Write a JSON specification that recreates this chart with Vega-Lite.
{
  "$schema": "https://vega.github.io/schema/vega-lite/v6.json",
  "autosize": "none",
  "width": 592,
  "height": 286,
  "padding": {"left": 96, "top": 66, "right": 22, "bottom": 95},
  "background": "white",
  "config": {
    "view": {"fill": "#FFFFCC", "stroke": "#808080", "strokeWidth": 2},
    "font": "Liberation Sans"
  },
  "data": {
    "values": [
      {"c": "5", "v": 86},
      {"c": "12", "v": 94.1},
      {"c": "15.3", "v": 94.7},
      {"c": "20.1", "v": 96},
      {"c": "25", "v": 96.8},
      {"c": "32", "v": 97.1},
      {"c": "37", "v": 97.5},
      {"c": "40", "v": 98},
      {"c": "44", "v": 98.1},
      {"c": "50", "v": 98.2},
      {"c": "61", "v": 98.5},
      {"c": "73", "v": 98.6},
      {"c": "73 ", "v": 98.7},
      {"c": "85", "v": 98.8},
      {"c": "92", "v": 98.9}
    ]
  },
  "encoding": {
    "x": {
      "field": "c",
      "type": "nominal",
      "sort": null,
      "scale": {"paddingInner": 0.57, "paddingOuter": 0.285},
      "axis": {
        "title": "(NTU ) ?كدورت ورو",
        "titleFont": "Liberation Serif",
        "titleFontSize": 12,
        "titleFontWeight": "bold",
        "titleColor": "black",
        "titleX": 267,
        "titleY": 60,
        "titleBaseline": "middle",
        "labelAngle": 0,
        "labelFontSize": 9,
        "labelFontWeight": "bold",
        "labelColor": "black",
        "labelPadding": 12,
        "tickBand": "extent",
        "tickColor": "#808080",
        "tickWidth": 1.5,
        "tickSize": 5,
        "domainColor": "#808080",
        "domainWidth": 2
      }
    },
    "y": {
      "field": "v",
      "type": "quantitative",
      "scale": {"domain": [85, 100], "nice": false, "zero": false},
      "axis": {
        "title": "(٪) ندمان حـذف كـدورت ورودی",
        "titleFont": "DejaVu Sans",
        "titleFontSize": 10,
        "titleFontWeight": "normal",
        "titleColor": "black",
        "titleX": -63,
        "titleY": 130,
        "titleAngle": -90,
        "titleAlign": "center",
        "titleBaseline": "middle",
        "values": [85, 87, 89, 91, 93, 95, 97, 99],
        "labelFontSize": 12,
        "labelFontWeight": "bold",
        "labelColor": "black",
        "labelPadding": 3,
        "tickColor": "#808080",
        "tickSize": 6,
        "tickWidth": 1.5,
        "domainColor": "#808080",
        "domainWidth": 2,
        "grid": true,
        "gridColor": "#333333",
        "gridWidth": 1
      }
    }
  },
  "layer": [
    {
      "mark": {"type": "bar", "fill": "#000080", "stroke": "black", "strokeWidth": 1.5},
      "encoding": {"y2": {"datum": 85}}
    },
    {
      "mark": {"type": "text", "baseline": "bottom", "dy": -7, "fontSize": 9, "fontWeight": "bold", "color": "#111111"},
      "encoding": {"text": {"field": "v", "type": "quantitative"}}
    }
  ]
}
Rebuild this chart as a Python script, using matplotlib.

________________________________________

From the records above, pull out each line that has "chart".

Answer for the task
Write a JSON specification that recreates this chart with Vega-Lite.
Rebuild this chart as a Python script, using matplotlib.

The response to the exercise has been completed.